Start of GIVEN INFORMATION
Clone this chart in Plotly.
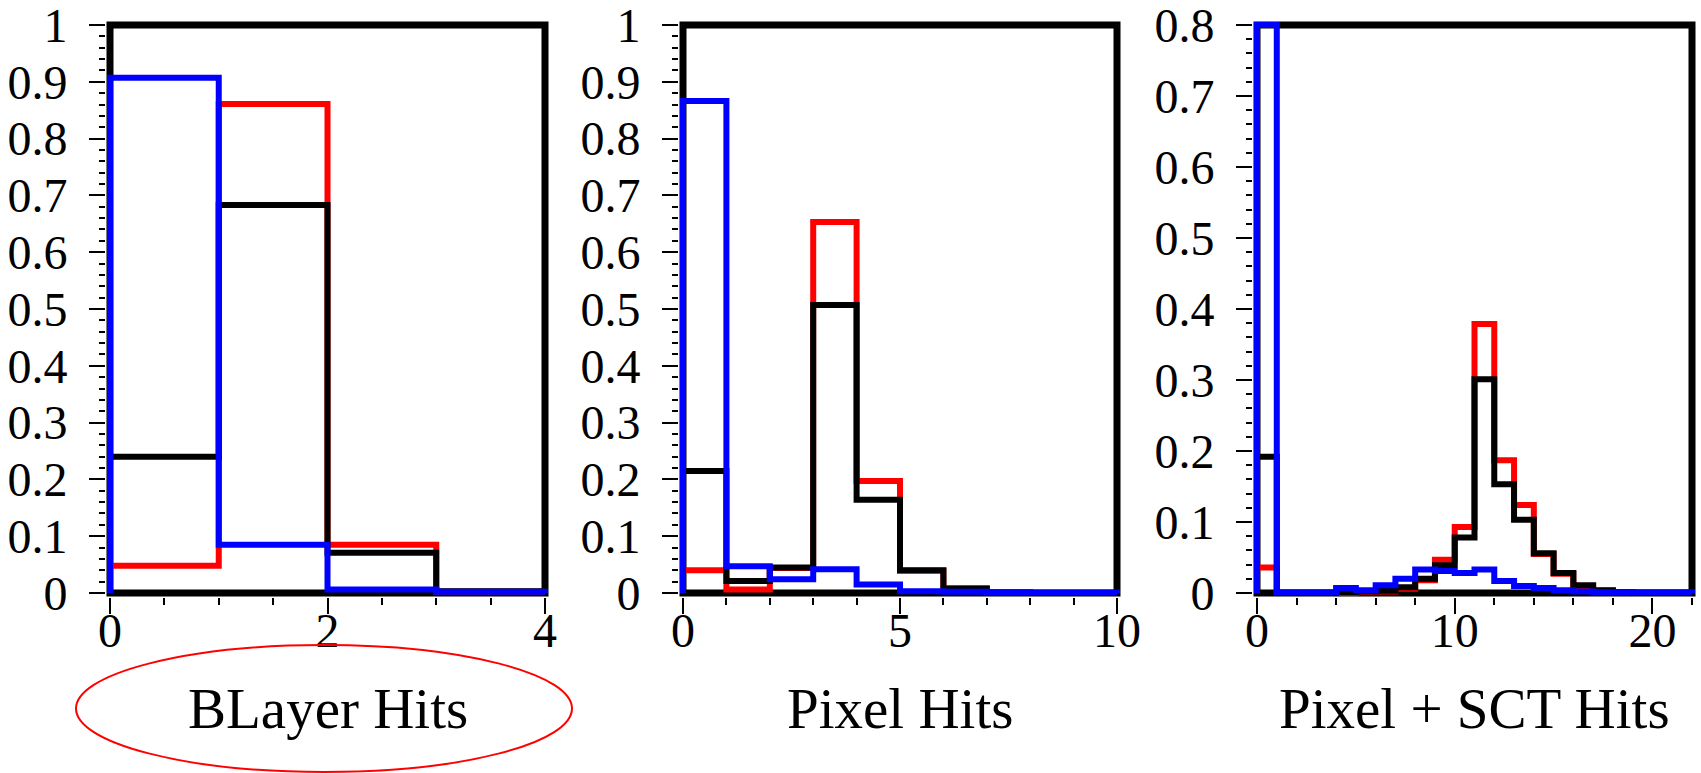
import plotly.graph_objects as go

# ---- histogram contents (unit-width bins starting at 0) ----
blayer_red = [0.048, 0.861, 0.085, 0.002]
blayer_black = [0.240, 0.683, 0.071, 0.003]
blayer_blue = [0.907, 0.085, 0.006, 0.002]

pixel_red = [0.040, 0.006, 0.044, 0.653, 0.197, 0.039, 0.008, 0.001, 0.0, 0.0]
pixel_black = [0.215, 0.021, 0.045, 0.507, 0.164, 0.040, 0.008, 0.001, 0.0, 0.0]
pixel_blue = [0.866, 0.047, 0.024, 0.042, 0.015, 0.003, 0.002, 0.001, 0.001, 0.001]

sct_red = [0.036, 0.0, 0.0, 0.0, 0.0, 0.001, 0.002, 0.006, 0.018, 0.047, 0.093,
           0.379, 0.187, 0.124, 0.055, 0.027, 0.010, 0.003, 0.001, 0.0, 0.0, 0.0]
sct_black = [0.192, 0.0, 0.0, 0.0, 0.001, 0.002, 0.003, 0.008, 0.020, 0.039, 0.078,
             0.301, 0.153, 0.103, 0.056, 0.028, 0.011, 0.004, 0.001, 0.0, 0.0, 0.0]
sct_blue = [0.800, 0.001, 0.001, 0.001, 0.007, 0.004, 0.011, 0.020, 0.033, 0.031, 0.028,
            0.033, 0.017, 0.010, 0.007, 0.004, 0.002, 0.001, 0.001, 0.001, 0.001, 0.001]

titles = ["BLayer Hits", "Pixel Hits", "Pixel + SCT Hits"]
x_max = [4, 10, 22]
y_max = [1.0, 1.0, 0.8]
x_major = [2, 5, 10]
x_minor = [0.5, 1, 2]

# ---- page geometry (pixels) ----
W, H = 1701, 773
FRAME_X = [(110, 545), (683, 1117), (1257, 1692)]
FRAME_TOP, FRAME_BOT = 25, 593
PAD = 4  # plot area reaches a little past the frame so edge lines are not clipped

SERIF = "Liberation Serif, Times New Roman, serif"
RED, BLACK, BLUE = "#ff0000", "#000000", "#0000ff"


def step_outline(values):
    """Outline of a histogram with unit bins: rises from 0, steps, drops to 0."""
    edges = list(range(len(values) + 1))
    xs = [edges[0]] + edges + [edges[-1]]
    ys = [0] + list(values) + [values[-1], 0]
    return xs, ys


fig = go.Figure()
panels = [
    (blayer_red, blayer_black, blayer_blue),
    (pixel_red, pixel_black, pixel_blue),
    (sct_red, sct_black, sct_blue),
]

for i, (red, black, blue) in enumerate(panels):
    sfx = "" if i == 0 else str(i + 1)
    for vals, col in ((red, RED), (black, BLACK), (blue, BLUE)):
        xs, ys = step_outline(vals)
        fig.add_trace(go.Scatter(
            x=xs, y=ys, mode="lines", line_shape="hv",
            line=dict(color=col, width=6), hoverinfo="skip",
            xaxis="x" + sfx, yaxis="y" + sfx, showlegend=False,
        ))

    x0, x1 = FRAME_X[i]
    xppu = (x1 - x0) / x_max[i]
    yppu = (FRAME_BOT - FRAME_TOP) / y_max[i]
    xr = [-PAD / xppu, x_max[i] + PAD / xppu]
    yr = [-PAD / yppu, y_max[i] + PAD / yppu]
    xdom = [(x0 - PAD) / W, (x1 + PAD) / W]
    ydom = [1 - (FRAME_BOT + PAD) / H, 1 - (FRAME_TOP - PAD) / H]

    tickfont = dict(family=SERIF, size=48, color="black")
    fig.layout["xaxis" + sfx] = dict(
        domain=xdom, range=xr, anchor="y" + sfx, showgrid=False, zeroline=False,
        showline=False, automargin=False, ticklabeloverflow="allow",
        ticklabelstandoff=-25,
        ticks="outside", ticklen=16, tickwidth=2, tickcolor="black",
        tick0=0, dtick=x_major[i], tickfont=tickfont, fixedrange=True,
        minor=dict(dtick=x_minor[i], tick0=0, ticks="outside", ticklen=7,
                   tickwidth=2, tickcolor="black", showgrid=False),
    )
    fig.layout["yaxis" + sfx] = dict(
        domain=ydom, range=yr, anchor="x" + sfx, showgrid=False, zeroline=False,
        showline=False, automargin=False, ticklabeloverflow="allow",
        ticklabelstandoff=12,
        ticks="outside", ticklen=16, tickwidth=2, tickcolor="black",
        tick0=0, dtick=0.1, tickfont=tickfont, fixedrange=True,
        minor=dict(dtick=0.02, tick0=0, ticks="outside", ticklen=6,
                   tickwidth=2, tickcolor="black", showgrid=False),
    )

    # black frame around the histogram area
    fig.add_shape(type="rect", xref="x" + sfx, yref="y" + sfx,
                  x0=0, x1=x_max[i], y0=0, y1=y_max[i],
                  line=dict(color="black", width=7), layer="below")

    fig.add_annotation(
        x=(x0 + x1) / 2 / W, y=1 - 708 / H, xref="paper", yref="paper",
        text=titles[i], showarrow=False, xanchor="center", yanchor="middle",
        font=dict(family=SERIF, size=57, color="black"),
    )

# red ellipse around the first axis title
fig.add_shape(type="circle", xref="paper", yref="paper",
              x0=76 / W, x1=572 / W, y0=1 - 772 / H, y1=1 - 645 / H,
              line=dict(color=RED, width=2), layer="above")

fig.update_layout(
    width=W, height=H, margin=dict(l=0, r=0, t=0, b=0),
    paper_bgcolor="white", plot_bgcolor="white",
)

fig.write_html("out.html")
End of GIVEN INFORMATION
### TASK TO COMPLETE
Repeat the listing above up to and including the line with "blayer_blue = [0.907, 0.085, 0.006, 0.002]", starting from its first line. Drop any pictures.

### ANSWER FOR THE TASK
Clone this chart in Plotly.
import plotly.graph_objects as go

# ---- histogram contents (unit-width bins starting at 0) ----
blayer_red = [0.048, 0.861, 0.085, 0.002]
blayer_black = [0.240, 0.683, 0.071, 0.003]
blayer_blue = [0.907, 0.085, 0.006, 0.002]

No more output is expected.